Ouvi dizer que era o fim dos pequenos-almoços de hotel, o fim dos grandes buffets, mas como bons portugueses que somos, desenrascar foi palavra de ordem e rapidamente se encontrou solução. Na minha mais recente estadia hoteleira, abordei o buffet de jantar. Foi aqui que percebi que chegámos ao fim de uma grandiosa era. Para mal da minha felicidade, mas para o bem do meu estômago, os buffets são servidos por empregados e já não são self-service. Tal como na peixaria, apontamos para o que queremos ver no prato.
Para mim, um míope sem fundo no estômago, este é um grande dilema emocional. Eu, que em condições normais, e apenas na primeira volta pelo buffet, chegaria à mesa na posse de pão, camarão, mousse de chocolate, lasanha vegetariana, feijão preto, batata frita, ovo cozido, melancia, fatias de pizza, um rissol e salada de polvo. Tudo bem acondicionado em dois pratos. E agora, o que seria de mim?
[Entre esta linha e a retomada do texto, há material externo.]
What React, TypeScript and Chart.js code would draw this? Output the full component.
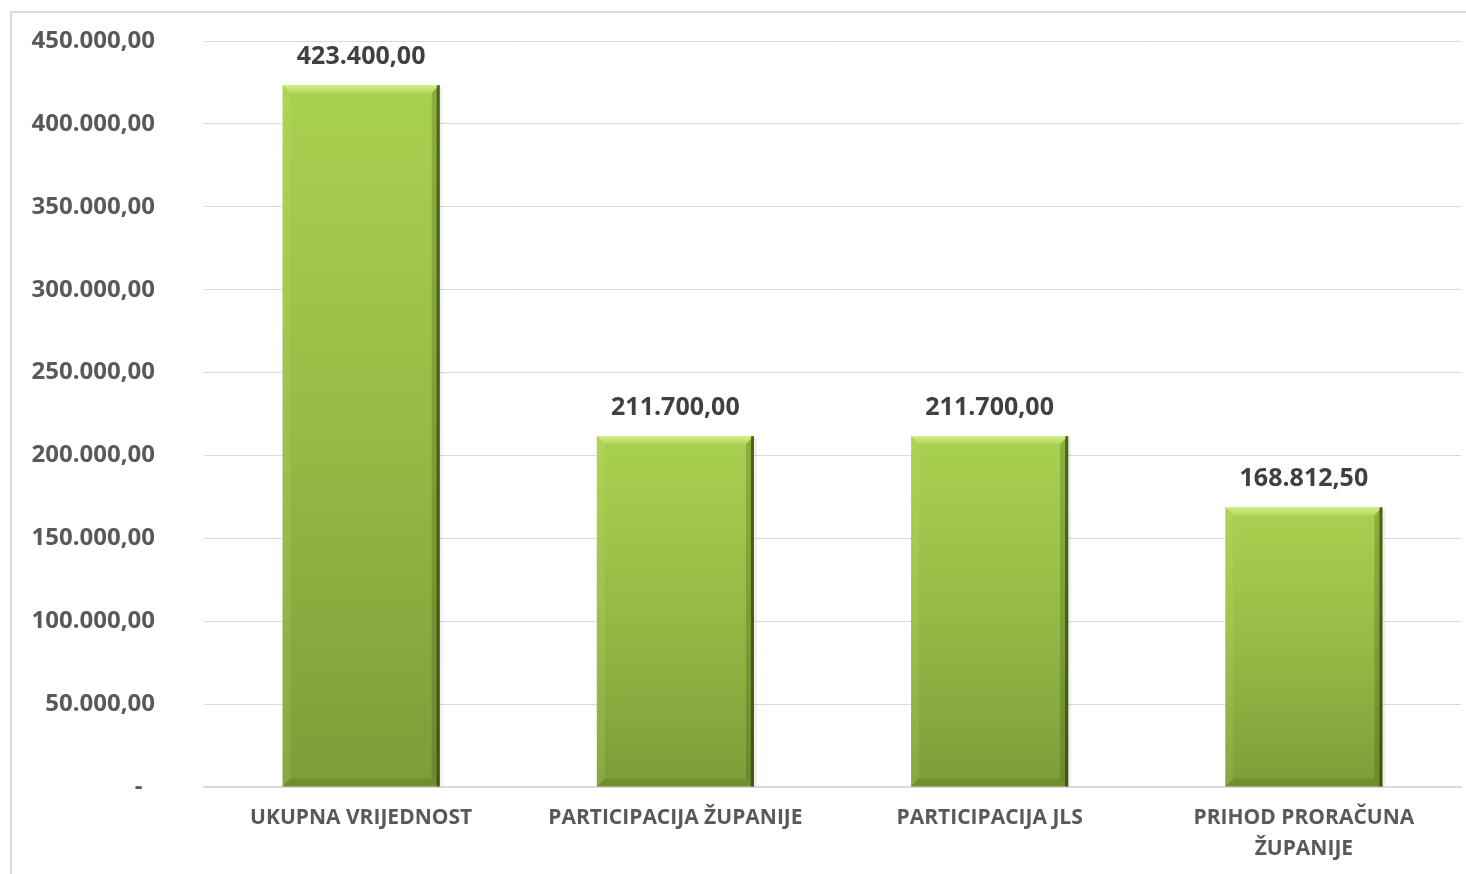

Parecendo que não, tenho vergonha das “alarvidades” que cometo em juntar estas comidas. “O que vai ser?”, pergunta a senhora que ansiosamente espera o meu pedido. “O que é aquilo?”, pergunto eu, sabendo que serei chato se repetir muitas vezes a mesma pergunta. A mudança é drástica. No fim da primeira volta, obedecendo a uma fila ordeira, o selvagem que há em mim é reprimido e traduz-se num prato simples: batata frita, feijão preto e camarão. Continua estranho, mas desta vez pareço apenas alguém sem rumo na vida. Até nas sobremesas. O que outrora era um prato cheio que gritava diabetes, hoje foram apenas duas fatias de meloa. Tenho mais vergonha do que vontade de comer.
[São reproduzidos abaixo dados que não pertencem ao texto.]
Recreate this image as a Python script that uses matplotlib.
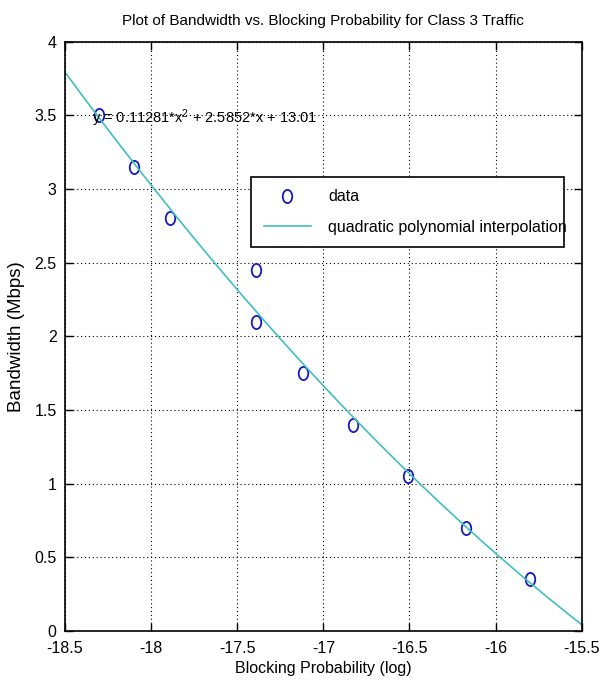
import numpy as np
import matplotlib
matplotlib.use('Agg')
import matplotlib.pyplot as plt
from matplotlib.path import Path
from matplotlib.transforms import Affine2D

# data
block_prob = [-18.30, -18.10, -17.89, -17.39, -17.39, -17.12, -16.83, -16.51, -16.17, -15.80]
bandwidth = [3.50, 3.15, 2.80, 2.45, 2.10, 1.75, 1.40, 1.05, 0.70, 0.35]
# fit coefficients printed on the chart
fit_coef = [0.11281, 2.5852, 13.01]
x_ticks = [-18.5, -18, -17.5, -17, -16.5, -16, -15.5]
y_ticks = [0, 0.5, 1, 1.5, 2, 2.5, 3, 3.5, 4]

plt.rcParams['font.family'] = ['Liberation Sans', 'DejaVu Sans']
plt.rcParams['mathtext.fontset'] = 'custom'
plt.rcParams['mathtext.rm'] = 'Liberation Sans'
plt.rcParams['mathtext.default'] = 'rm'

fig = plt.figure(figsize=(6.01, 6.94), dpi=100)
ax = fig.add_axes([0.108, 0.091, 0.860, 0.849])

# slightly tall circle, like the squashed original
oval = Path.unit_circle().transformed(Affine2D().scale(0.72, 1.0))

ax.plot(block_prob, bandwidth, linestyle='none', marker=oval, markersize=9.5,
        markerfacecolor='none', markeredgecolor='#1818c0', markeredgewidth=1.3,
        label='data')

xs = np.linspace(x_ticks[0], x_ticks[-1], 200)
ax.plot(xs, np.polyval(fit_coef, xs), color='#40bfbf', linewidth=1.2,
        label='quadratic polynomial interpolation')

ax.text(-18.345, 3.48, 'y = 0.11281*x$^2$ + 2.5852*x + 13.01', fontsize=10.5,
        va='center', ha='left')

ax.set_xlim(x_ticks[0], x_ticks[-1])
ax.set_ylim(y_ticks[0], y_ticks[-1])
ax.set_xticks(x_ticks)
ax.set_yticks(y_ticks)
ax.set_xticklabels(['%g' % t for t in x_ticks])
ax.set_yticklabels(['%g' % t for t in y_ticks])
ax.tick_params(direction='in', length=6, width=1, labelsize=11.5,
               top=True, right=True)
ax.tick_params(axis='x', pad=7)
ax.tick_params(axis='y', pad=6)
ax.grid(True, color='black', linestyle=(0, (1, 2.5)), linewidth=0.8)
for s in ax.spines.values():
    s.set_linewidth(1.2)

ax.set_title('Plot of Bandwidth vs. Blocking Probability for Class 3 Traffic',
             fontsize=11, pad=12)
ax.set_xlabel('Blocking Probability (log)', fontsize=11.5, labelpad=4)
ax.set_ylabel('Bandwidth (Mbps)', fontsize=13.5, labelpad=7)

leg = ax.legend(loc='upper left', bbox_to_anchor=(0.361, 0.649, 0.604, 0.122),
                mode='expand', borderaxespad=0, fontsize=11.5, fancybox=False,
                framealpha=1, edgecolor='black', handlelength=2.9,
                borderpad=0.8, labelspacing=0.95, handletextpad=1.1)
leg.get_frame().set_linewidth(1.2)

fig.savefig('out.png', dpi=100)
Como se não bastasse, no final da refeição somos abraçados pelo nosso próprio hálito que nos relembra sobre as atrocidades cometidas poucos minutos antes. A máscara é muito mais do que um meio de protecção contra a propagação do vírus. É a máscara que nos consciencializa para o que acabámos de fazer. É ela que nos transmite a essência do bolo alimentar que estamos a criar. E a todos os que gostam de arrotar alto, plenos de satisfação pelo que comeram, depois de o fazerem com a máscara será o fim dessa mesma prática. O feitiço nunca se virou tão bem contra o feiticeiro.
A covid-19 trouxe demasiadas alterações ao que sempre demos por garantido. Quem diria que também era possível atacar a nossa inabalável capacidade para enfardar desordeiramente em hotéis, casamentos e baptizados? Fiquei abalado com o que tinha vivido e fui dormir. Acordei, ainda traumatizado, e sem capacidade emocional para descobrir o que teriam feito aos pequenos-almoços. Seria o fim dos meus ovos estrelados com molho de iogurte dentro de um croissant de chocolate? Talvez, mas, relendo a minha própria frase, até o meu corpo agradece.